Either way, Linux needs to chose what to kill. Things are simpler if vm.oom_kill_allocating_task sysctl is set: if so, the culprit is also a victim. This won’t work out though if allocating process is either init or a kernel thread, belongs to another cgroup, doesn’t have memory on the required node or is exempted from OOM (more on this in a second). So the kernel needs some heuristics to select “a bad process”.
In short, you want to kill the least important process that takes up a lot of memory. Linux translates this into a numerical value dubbed an “OOM score”. The process with maximum score wins (if you consider this a win, of course) and gets sacrificed. The baseline is the number of pages a process has in its RSS and swap, together with how big its hardware page tables are. Root processes have their score reduced by 3 per cent so they’re less likely to be killed.
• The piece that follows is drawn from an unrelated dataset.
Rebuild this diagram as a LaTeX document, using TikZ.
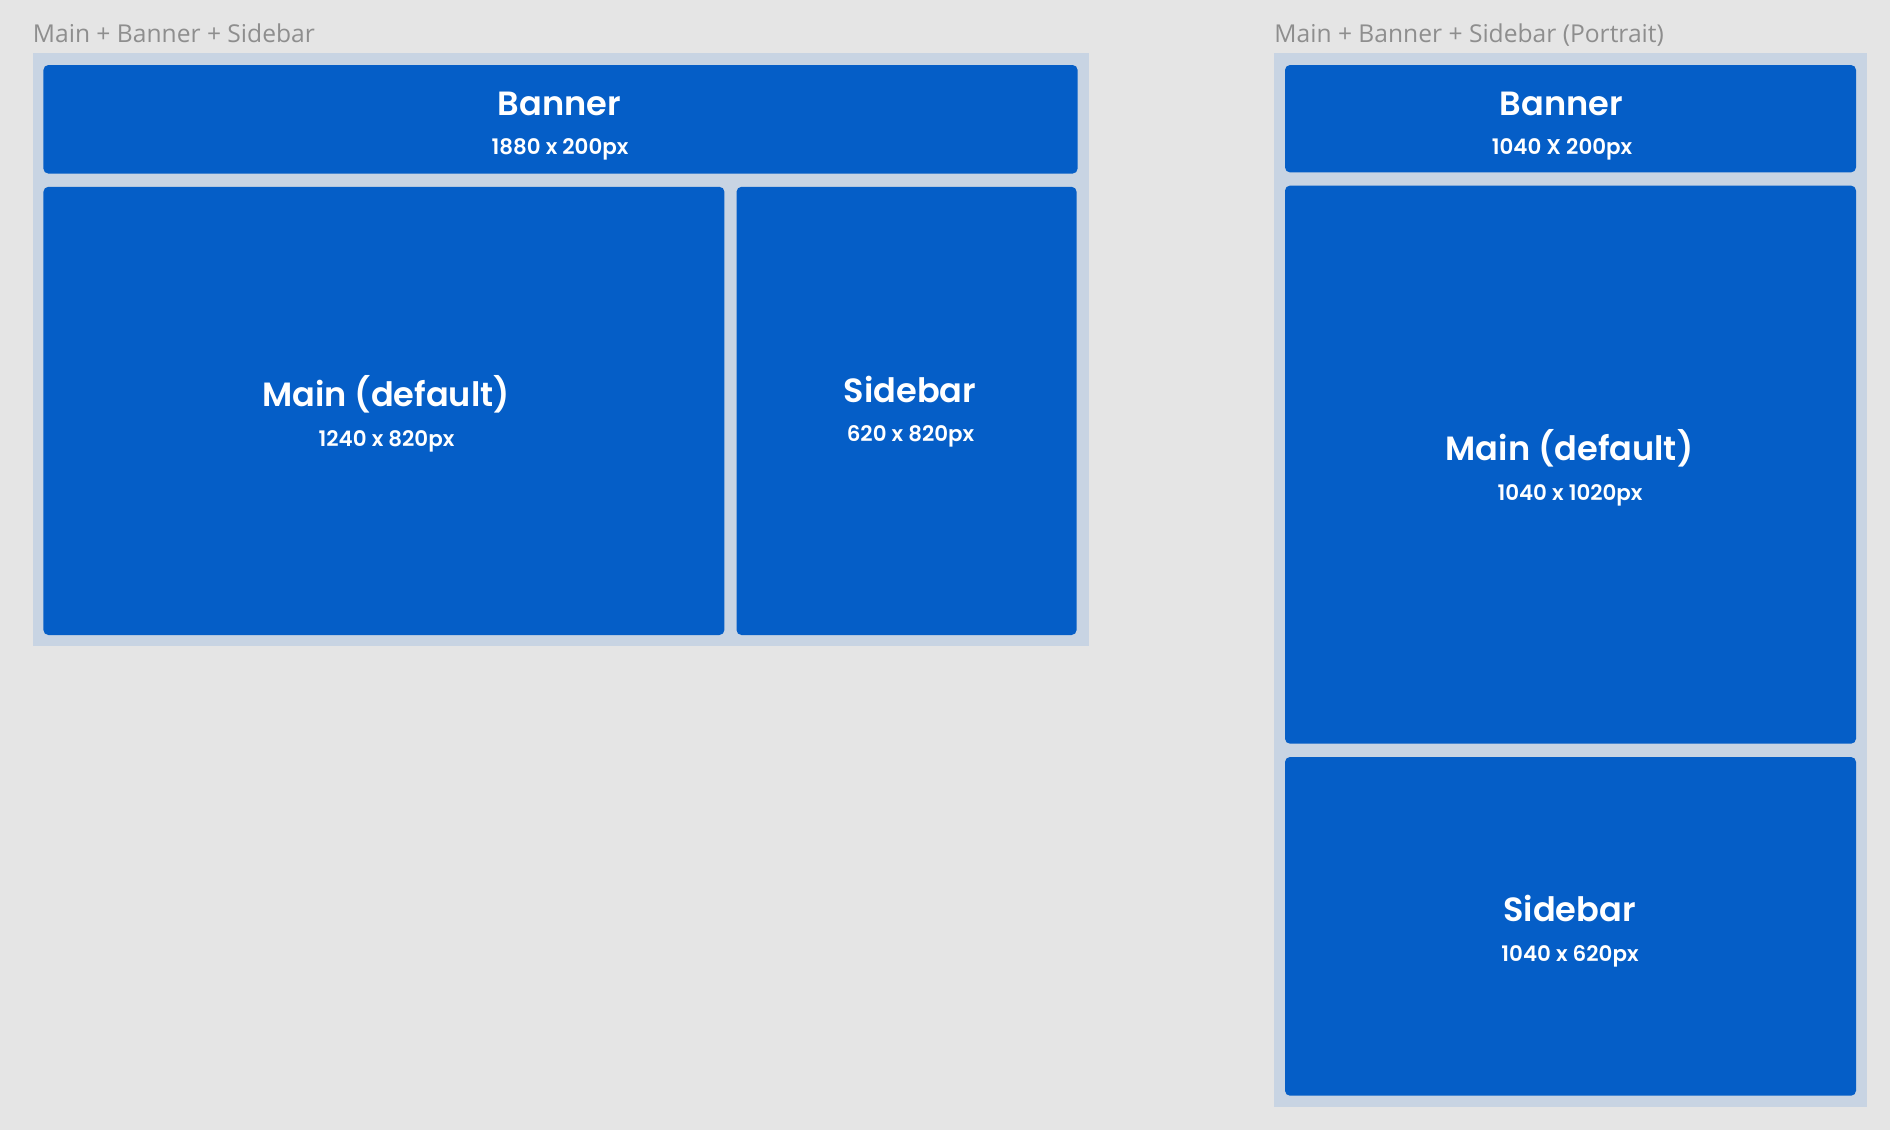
\documentclass[tikz,border=0pt]{standalone}
\usepackage{fontspec}
\newfontfamily\popsb{Poppins SemiBold}
\newfontfamily\popmd{Poppins SemiBold}
\newfontfamily\capfont{Open Sans}
\definecolor{bgc}{HTML}{E5E5E5}
\definecolor{framec}{HTML}{C8D4E3}
\definecolor{panec}{HTML}{055EC7}
\definecolor{capc}{HTML}{8E8E8E}
\tikzset{
  ttl/.style={text=white, font=\popsb\fontsize{16.8}{18}\selectfont, anchor=base, inner sep=0},
  subtxt/.style={text=white, font=\popmd\fontsize{10.7}{12}\selectfont, anchor=base, inner sep=0},
  captxt/.style={text=capc, font=\capfont\fontsize{12.3}{13}\selectfont, anchor=base west, inner sep=0},
  pane/.style={fill=panec, rounded corners=2.5pt},
  framebox/.style={fill=framec}
}
\begin{document}
\begin{tikzpicture}[x=0.5pt,y=-0.5pt]
\fill[bgc] (0,0) rectangle (1890,1130);
\useasboundingbox (0,0) rectangle (1890,1130);
% left layout
\node[captxt] (lcap) at (32.5,42) {Main + Banner + Sidebar};
\fill[framebox] (32.5,53) rectangle (1088.5,646);
\fill[pane] (43.4,65) rectangle (1077.6,173.6);
\fill[pane] (43.4,186.8) rectangle (724.4,635);
\fill[pane] (736.5,186.8) rectangle (1076.6,635);
\node[ttl] (lban) at (559.5,115.5) {Banner};
\node[subtxt] (lbansub) at (560,154.7) {1880 x 200px};
\node[ttl] (lmain) at (386,406.5) {Main (default)};
\node[subtxt] (lmainsub) at (386.5,446.7) {1240 x 820px};
\node[ttl] (lside) at (910,402) {Sidebar};
\node[subtxt] (lsidesub) at (910.5,441.7) {620 x 820px};
% right layout
\node[captxt] (rcap) at (1274,42) {Main + Banner + Sidebar (Portrait)};
\fill[framebox] (1274,53) rectangle (1867,1106.6);
\fill[pane] (1285,65) rectangle (1856,172.4);
\fill[pane] (1285,185.6) rectangle (1856,743.7);
\fill[pane] (1285,757) rectangle (1856,1095.7);
\node[ttl] (rban) at (1561.5,115.5) {Banner};
\node[subtxt] (rbansub) at (1562,154.7) {1040 X 200px};
\node[ttl] (rmain) at (1569.5,460) {Main (default)};
\node[subtxt] (rmainsub) at (1570,500.7) {1040 x 1020px};
\node[ttl] (rside) at (1569.5,921.5) {Sidebar};
\node[subtxt] (rsidesub) at (1570,961.2) {1040 x 620px};
\end{tikzpicture}
\end{document}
It’s important that you can adjust the OOM score manually via /proc/$PID/oom_score_adj . This file stores a value between -1,000 and 1,000, and each one point here counts as if a process had allocated 0.1 per cent of the total pages available. Setting it negative makes the process less likely to be killed, and -1,000 prevents Linux from choosing the process as a victim altogether. This is how you make essential system processes slip off the OOM killer’s hugs of death.
Memory management in Linux isn’t exactly a lightweight read, but with some understanding, it’s certainly possible to make it work the way you want it to. And no one wants another early morning wake-up call on exactly the same problematic topic, do they?
Pmap reveals which regions a process maps, along with their sizes and permission bits. [anon] is where malloc() goes.
Htop is where process-related data meets neat user interface. Did you notice the plasma-shell spans 8GB, but really uses only 217MB?
With Elixir, you can explore Linux kernel sources from within the comfort of your favourite web browser. Great for quick overviews.
OOM killer has just decided one doesn’t really need Plasma Shell to run Kubuntu desktop. These things happen.